If you make music there’s no guarantee anyone else will hear much, or any, of it. In fact, sometimes the only listener is yourself—at least for long stretches of time. This means you learn to represent, as much as you’re able, a mass of possible good listeners; you become a synechdoche of many pairs of attentive and receptive ears. You listen on behalf of imaginary others, sometimes as if you are these others. You ask the hard-to-answer question, How would someone sort of like me feel if they heard this?
When music has at least one good listener its encounter is set and you can let it run. The music proposes—consider this—and the listener considers. The music makes statements, declares, repeats and develops itself over time, while the listener follows along, silently assessing (or maybe dancing along too, depending on the music). It’s an involuntary assessing, an endless cross-referencing what the music is doing now with all of the other previous musical encounters the listener has ever experienced. Even though the music may not be consciously referencing other works, the listener can’t help but draw on other works to interpret this new piece. Sometimes the music is a sly remix artist par excellence, deftly combining familiar sounds and structures into unfamiliar contexts. The music says, well yes, technically this is a disco beat, but it’s not in a disco setting. The music proposes and declares while the listener thinks, sure, it may not be in a disco setting, but I’ve heard some of these gestures somewhere before, even if I can’t say exactly where. There’s a dialogue between the music’s doings and the listener’s assessing, a back and forth that shapes the meanings the music takes on.
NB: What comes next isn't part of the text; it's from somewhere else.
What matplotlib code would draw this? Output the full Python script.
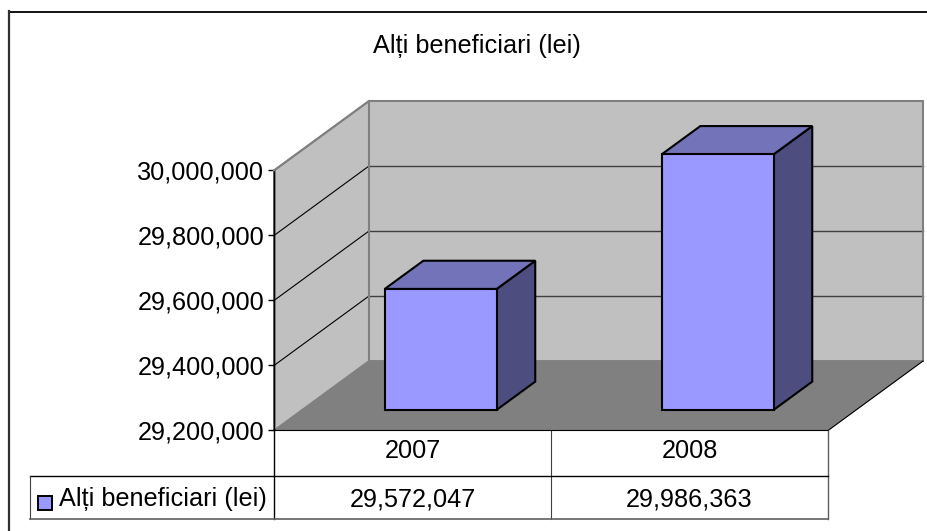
import matplotlib
matplotlib.use('Agg')
import matplotlib.pyplot as plt
from matplotlib.patches import Polygon, Rectangle

# --- DATA ---
years = ['2007', '2008']
values = [29572047, 29986363]
series_name = 'Alți beneficiari (lei)'
y_ticks = [29200000, 29400000, 29600000, 29800000, 30000000]
y_min = 29200000
y_max = 30000000

# --- CONFIGURATION (pixels of the 928x531 picture) ---
W, H = 928, 531
LEFT, RIGHT = 274, 828
TOP, BOTTOM = 170.5, 430.5
DEPTH_X, DEPTH_Y = 95, 69.5
FONT = 18.2
plt.rcParams['font.family'] = ['Liberation Sans', 'DejaVu Sans']

fig = plt.figure(figsize=(W / 100, H / 100), dpi=100, facecolor='white')

# page axes in pixels, for the frame and the table
page = fig.add_axes([0, 0, 1, 1])
page.set_xlim(0, W)
page.set_ylim(H, 0)
page.axis('off')

# front plane of the chart; everything else is projected back from it
ax = fig.add_axes([LEFT / W, 1 - BOTTOM / H, (RIGHT - LEFT) / W, (BOTTOM - TOP) / H])
ax.set_xlim(0, len(years))
ax.set_ylim(y_min, y_max)
ax.patch.set_visible(False)
for s in ['top', 'right', 'bottom']:
    ax.spines[s].set_visible(False)
ax.spines['left'].set_linewidth(1.0)
ax.set_xticks([])
ax.set_yticks(y_ticks)
ax.set_yticklabels([f'{v:,}' for v in y_ticks], fontsize=FONT, color='black')
ax.tick_params(axis='y', length=4, width=1.0, pad=3)

# depth in data units
dx = DEPTH_X / ((RIGHT - LEFT) / len(years))
dy = DEPTH_Y / ((BOTTOM - TOP) / (y_max - y_min))


def proj(x, v, d):
    return (x + d * dx, v + d * dy)


def face(pts, color, ec, lw, z):
    ax.add_patch(Polygon(pts, closed=True, facecolor=color, edgecolor=ec, linewidth=lw,
                         zorder=z, clip_on=False, joinstyle='miter'))


n = len(years)
# walls and floor
face([proj(0, y_min, 1), proj(n, y_min, 1), proj(n, y_max, 1), proj(0, y_max, 1)], '#C0C0C0', '#808080', 1.3, 1)
face([proj(0, y_min, 0), proj(0, y_min, 1), proj(0, y_max, 1), proj(0, y_max, 0)], '#C0C0C0', '#808080', 1.3, 1)
face([proj(0, y_min, 0), proj(n, y_min, 0), proj(n, y_min, 1), proj(0, y_min, 1)], '#808080', '#808080', 0.5, 2)

# gridlines, side wall then back wall
for v in y_ticks[1:-1]:
    ax.plot(*zip(proj(0, v, 0), proj(0, v, 1)), color='black', lw=0.8, zorder=3, clip_on=False)
    ax.plot(*zip(proj(0, v, 1), proj(n, v, 1)), color='#404040', lw=1.0, zorder=3, clip_on=False)
ax.plot(*zip(proj(0, y_min, 0), proj(0, y_max, 0)), color='black', lw=1.0, zorder=3, clip_on=False)
# wall outline over the gridlines
ax.plot(*zip(proj(0, y_max, 0), proj(0, y_max, 1), proj(n, y_max, 1), proj(n, y_min, 1)),
        color='#808080', lw=1.5, zorder=3.5, clip_on=False)
ax.plot(*zip(proj(0, y_min, 1), proj(0, y_max, 1)), color='#808080', lw=1.5, zorder=3.5, clip_on=False)
ax.plot(*zip(proj(n, y_min, 1), proj(n, y_min, 0), proj(0, y_min, 0)), color='black', lw=0.8, zorder=3.5, clip_on=False)

# bars
BAR_W = 0.404
D0, D1 = 0.297, 0.703
for i, v in enumerate(values):
    x0 = i + (1 - BAR_W) / 2
    x1 = x0 + BAR_W
    face([proj(x1, y_min, D0), proj(x1, y_min, D1), proj(x1, v, D1), proj(x1, v, D0)], '#4D4D80', 'black', 1.5, 5)
    face([proj(x0, v, D0), proj(x1, v, D0), proj(x1, v, D1), proj(x0, v, D1)], '#7373BA', 'black', 1.5, 5)
    face([proj(x0, y_min, D0), proj(x1, y_min, D0), proj(x1, v, D0), proj(x0, v, D0)], '#9999FF', 'black', 1.5, 6)

# title
page.text(477, 46.5, series_name, fontsize=FONT, ha='center', va='center', color='black')

# outer frame
page.plot([9, 927], [11.5, 11.5], color='black', lw=1.3)
page.plot([9, 9], [11, 530], color='#303030', lw=1.6)

# data table
ROW0, ROW1, ROW2 = 430.5, 476, 519
LEG_L = 30
MID = (LEFT + RIGHT) / 2
page.plot([LEFT, LEFT], [ROW0, ROW2], color='black', lw=1.0)
page.plot([MID, MID], [ROW0, ROW2], color='#404040', lw=0.8)
page.plot([RIGHT, RIGHT], [ROW0, ROW2], color='#606060', lw=1.0)
page.plot([LEG_L, RIGHT], [ROW1, ROW1], color='black', lw=1.0)
page.plot([LEG_L, LEG_L], [ROW1, ROW2], color='#404040', lw=0.8)
page.plot([LEG_L, RIGHT], [ROW2, ROW2], color='#606060', lw=1.2)
page.add_patch(Rectangle((38.5, 496), 13.5, 13.5, facecolor='#9999FF', edgecolor='black', linewidth=1.4))
page.text(59, 499, series_name, fontsize=FONT, ha='left', va='center', color='black')
for i, (yr, v) in enumerate(zip(years, values)):
    cx = LEFT + (i + 0.5) * (RIGHT - LEFT) / n
    page.text(cx, 451.5, yr, fontsize=FONT, ha='center', va='center', color='black')
    page.text(cx, 499, f'{v:,}', fontsize=FONT, ha='center', va='center', color='black')

fig.savefig('out.png', dpi=100)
Sometimes the music produces unintended or outsized effects, where its sounds are interpreted by a listener in an unprecedented way. Even though the music can do whatever it wants, it’s the listener who ultimately determines how to use the music, and decides whether or not it’s even worth returning to. This is how a symphony becomes a meditation tool, a drone becomes a film soundtrack, or a disco beat in a new setting becomes coffee shop ambiance. One good listener can pluck a music from obscurity and share with other enthusiasts everything that makes its sound a special way of knowing the world.